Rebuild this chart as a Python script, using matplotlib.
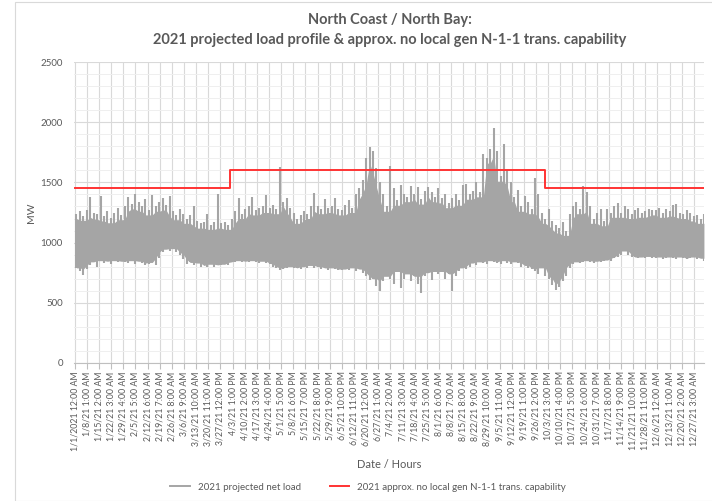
import numpy as np
import matplotlib.pyplot as plt
from matplotlib.patches import Rectangle

plt.rcParams['font.family'] = ['Lato', 'DejaVu Sans']

# 2021 projected net load, read off the chart as 2-day blocks (MW)
# upper / lower envelope of the hourly trace in each 48 h block
load_hi = [
    1240, 1260, 1225, 1270, 1380, 1250, 1235, 1385, 1220, 1260, 1205, 1250, 1290, 1230,
    1300, 1380, 1320, 1400, 1340, 1300, 1360, 1270, 1395, 1300, 1340, 1370, 1310, 1390,
    1260, 1230, 1280, 1240, 1200, 1230, 1300, 1180, 1160, 1170, 1240, 1150, 1175, 1400,
    1160, 1170, 1150, 1200, 1260, 1370, 1240, 1280, 1300, 1380, 1270, 1290, 1300, 1395,
    1290, 1310, 1280, 1630, 1340, 1370, 1290, 1250, 1200, 1230, 1260, 1240, 1300, 1410,
    1300, 1280, 1360, 1290, 1300, 1370, 1280, 1270, 1310, 1350, 1290, 1400, 1450, 1520,
    1700, 1790, 1760, 1620, 1500, 1400, 1300, 1640, 1450, 1350, 1480, 1400, 1380, 1470,
    1400, 1460, 1360, 1430, 1465, 1420, 1380, 1450, 1370, 1400, 1330, 1370, 1400, 1350,
    1480, 1490, 1400, 1430, 1500, 1420, 1740, 1700, 1780, 1950, 1760, 1550, 1820, 1600,
    1500, 1380, 1440, 1300, 1390, 1340, 1280, 1540, 1400, 1250, 1200, 1280, 1180, 1150,
    1120, 1170, 1100, 1240, 1300, 1340, 1280, 1470, 1420, 1300, 1200, 1250, 1280, 1180,
    1280, 1250, 1300, 1330, 1250, 1300, 1280, 1240, 1270, 1290, 1250, 1260, 1280, 1270,
    1270, 1290, 1250, 1280, 1260, 1310, 1320, 1250, 1240, 1270, 1250, 1220, 1230, 1200, 1240,
]
load_lo = [
    790, 760, 730, 780, 810, 840, 800, 850, 830, 845, 820, 850, 835, 845,
    840, 830, 850, 820, 845, 830, 815, 820, 835, 810, 870, 920, 945, 930,
    950, 920, 900, 860, 820, 835, 810, 830, 800, 810, 795, 820, 800, 810,
    815, 820, 810, 835, 840, 850, 840, 845, 835, 850, 840, 830, 845, 830,
    820, 800, 790, 770, 780, 790, 800, 790, 785, 780, 800, 790, 810, 790,
    800, 780, 790, 770, 790, 780, 770, 775, 780, 770, 790, 760, 780, 750,
    720, 690, 700, 640, 600, 680, 720, 700, 660, 760, 620, 700, 740, 680,
    720, 660, 580, 720, 750, 690, 760, 740, 760, 700, 740, 600, 720, 760,
    790, 780, 800, 830, 810, 840, 830, 820, 850, 840, 830, 820, 850, 830,
    820, 840, 830, 800, 810, 790, 780, 760, 740, 790, 720, 700, 650, 610,
    630, 680, 720, 790, 820, 840, 830, 835, 850, 840, 830, 845, 840, 850,
    855, 850, 870, 880, 900, 930, 900, 880, 880, 870, 880, 870, 885, 870,
    870, 880, 860, 870, 880, 870, 860, 880, 870, 860, 870, 880, 860, 870, 850,
]

# approx. no local gen N-1-1 transmission capability (MW), step changes
cap_start_hour = [0, 2160, 6552, 8760]
cap_mw = [1450, 1600, 1450]

tick_labels = [
    '1/1/2021 12:00 AM', '1/8/21 1:00 AM', '1/15/21 2:00 AM', '1/22/21 3:00 AM',
    '1/29/21 4:00 AM', '2/5/21 5:00 AM', '2/12/21 6:00 AM', '2/19/21 7:00 AM',
    '2/26/21 8:00 AM', '3/6/21 9:00 AM', '3/13/21 10:00 AM', '3/20/21 11:00 AM',
    '3/27/21 12:00 PM', '4/3/21 1:00 PM', '4/10/21 2:00 PM', '4/17/21 3:00 PM',
    '4/24/21 4:00 PM', '5/1/21 5:00 PM', '5/8/21 6:00 PM', '5/15/21 7:00 PM',
    '5/22/21 8:00 PM', '5/29/21 9:00 PM', '6/5/21 10:00 PM', '6/12/21 11:00 PM',
    '6/20/21 12:00 AM', '6/27/21 1:00 AM', '7/4/21 2:00 AM', '7/11/21 3:00 AM',
    '7/18/21 4:00 AM', '7/25/21 5:00 AM', '8/1/21 6:00 AM', '8/8/21 7:00 AM',
    '8/15/21 8:00 AM', '8/22/21 9:00 AM', '8/29/21 10:00 AM', '9/5/21 11:00 AM',
    '9/12/21 12:00 PM', '9/19/21 1:00 PM', '9/26/21 2:00 PM', '10/3/21 3:00 PM',
    '10/10/21 4:00 PM', '10/17/21 5:00 PM', '10/24/21 6:00 PM', '10/31/21 7:00 PM',
    '11/7/21 8:00 PM', '11/14/21 9:00 PM', '11/21/21 10:00 PM', '11/28/21 11:00 PM',
    '12/6/21 12:00 AM', '12/13/21 1:00 AM', '12/20/21 2:00 AM', '12/27/21 3:00 AM',
]

TXT = '#595959'
GRID = '#d9d9d9'
GRAY = '#a5a5a5'
RED = '#ff3333'

lo = np.array(load_lo, dtype=float)
hi = np.array(load_hi, dtype=float)
n = len(lo)
xb = np.minimum(np.arange(n) * 48.0 + 24, 8759)

# solid body of the band: lowest peak / highest trough among neighbouring blocks
hi_pad = np.pad(hi, 1, mode='edge')
lo_pad = np.pad(lo, 1, mode='edge')
core_hi = np.minimum(np.minimum(hi_pad[:-2], hi_pad[1:-1]), hi_pad[2:])
core_lo = np.maximum(np.maximum(lo_pad[:-2], lo_pad[1:-1]), lo_pad[2:])

fig = plt.figure(figsize=(7.12, 5.01), dpi=100)
fig.patches.append(Rectangle((15 / 712, 0.0), 1.0, 1 - 2 / 501, transform=fig.transFigure,
                             fill=False, edgecolor='#d9d9d9', lw=0.8))
ax = fig.add_axes([74 / 712, 1 - 363 / 501, (704 - 74) / 712, (363 - 62) / 501])

ax.fill_between(xb, core_lo, core_hi - 40, color=GRAY, lw=0, zorder=2)
ax.vlines(xb, lo, hi, color=GRAY, lw=1.5, zorder=3)
ax.plot([], [], color=GRAY, lw=1.4, label='2021 projected net load')
ax.step(cap_start_hour, cap_mw + [cap_mw[-1]], where='post', color=RED, lw=1.4,
        zorder=4, label='2021 approx. no local gen N-1-1 trans. capability')

ax.set_xlim(-10, 8760)
ax.set_ylim(0, 2500)
ax.set_xticks(np.arange(len(tick_labels)) * 169)
ax.set_xticklabels(tick_labels, rotation=90, fontsize=6.3, color=TXT)
ax.set_yticks(np.arange(0, 2501, 500))
ax.set_yticks(np.arange(0, 2501, 100), minor=True)
ax.tick_params(axis='y', which='both', length=0, labelsize=7, labelcolor=TXT, pad=8)
ax.tick_params(axis='x', length=4, color='#bfbfbf', pad=2)
ax.grid(True, which='major', color=GRID, lw=0.8, zorder=0)
ax.grid(True, which='minor', axis='y', color='#efefef', lw=0.7, zorder=0)
ax.set_axisbelow(True)
for s in ['top', 'right', 'left']:
    ax.spines[s].set_visible(False)
ax.spines['bottom'].set_color('#bfbfbf')

ax.set_ylabel('MW', fontsize=7.5, color=TXT, labelpad=3)
ax.set_xlabel('Date / Hours', fontsize=8, color=TXT, labelpad=6)
fig.text(0.548, 1 - 20 / 501, 'North Coast / North Bay:', ha='center', va='center',
         fontsize=10.5, fontweight='bold', color=TXT)
fig.text(0.548, 1 - 40 / 501,
         '2021 projected load profile & approx. no local gen N-1-1 trans. capability',
         ha='center', va='center', fontsize=10.5, fontweight='bold', color=TXT)

fig.legend(loc='center', bbox_to_anchor=(0.517, 1 - 487 / 501), ncol=2, frameon=False,
           fontsize=7, labelcolor=TXT, handlelength=2.0, columnspacing=3.0)

fig.savefig('out.png', dpi=100)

════════

## Direction
Which lines contain the word "chart"? Copy each of them.

## The completed task
Rebuild this chart as a Python script, using matplotlib.
# 2021 projected net load, read off the chart as 2-day blocks (MW)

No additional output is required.